In his only try against grade 1 company prior to last November's TwinSpires Breeders' Cup Sprint (G1), Mind Your Biscuits ran fifth in the Ketel One King's Bishop Stakes (G1), but was beaten less than four lengths that day by eventual divisional champion Drefong.
Pleased as his connections were to see him hit the wire third behind Drefong in the Breeders' Cup, he got the added boost of being advanced to second weeks later when runner-up Masochistic was disqualified after testing positive for a prohibited substance. And after he ran down the wickedly talented Sharp Azteca to take the Malibu by half-length, Summers said a plan was then hatched to get the colt to the Golden Shaheen fresh as possible.

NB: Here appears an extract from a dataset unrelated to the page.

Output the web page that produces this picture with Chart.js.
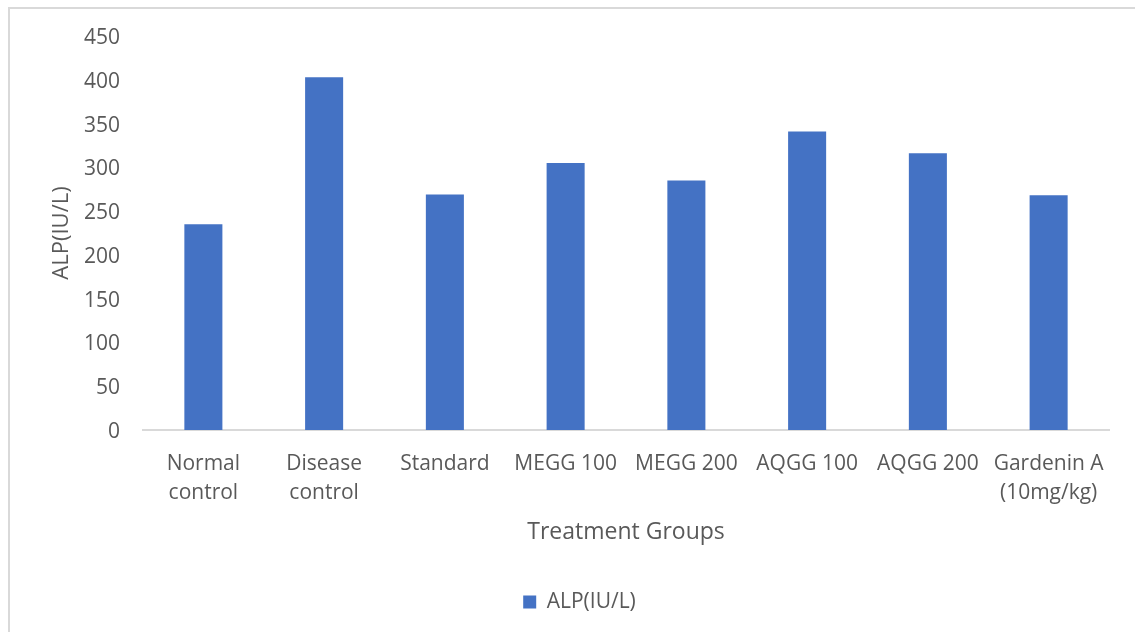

In his first start for his new trainer, Mind Your Biscuits just missed giving Summers a graded stakes win right out of the box when he fell a neck shy of Unified in the Feb. 25 Gulfstream Park Sprint Stakes (G3). Short of an actual victory, Summers feels that outing was what his colt needed to get his late-running kick on point for the bigger goal of trying to put his entire fledgling operation on the map Saturday evening.
"At this point really, most of what we've done is done. It's going to be up to the horse," Summers said. "We schooled the other day and I think it was good for both me and him to see the procedure of vanning from the barn area, coming up here. You walk through the tunnel and it's like you're getting ready for the Super Bowl.
"It will be a 14-hour flight back home and at that point maybe we'll sit and reflect and look at everything. But right now we're very focused on the goal at hand. The Malibu kind of stamped him as a legitimate horse and now we're on the world stage and going to hopefully prove how good he is."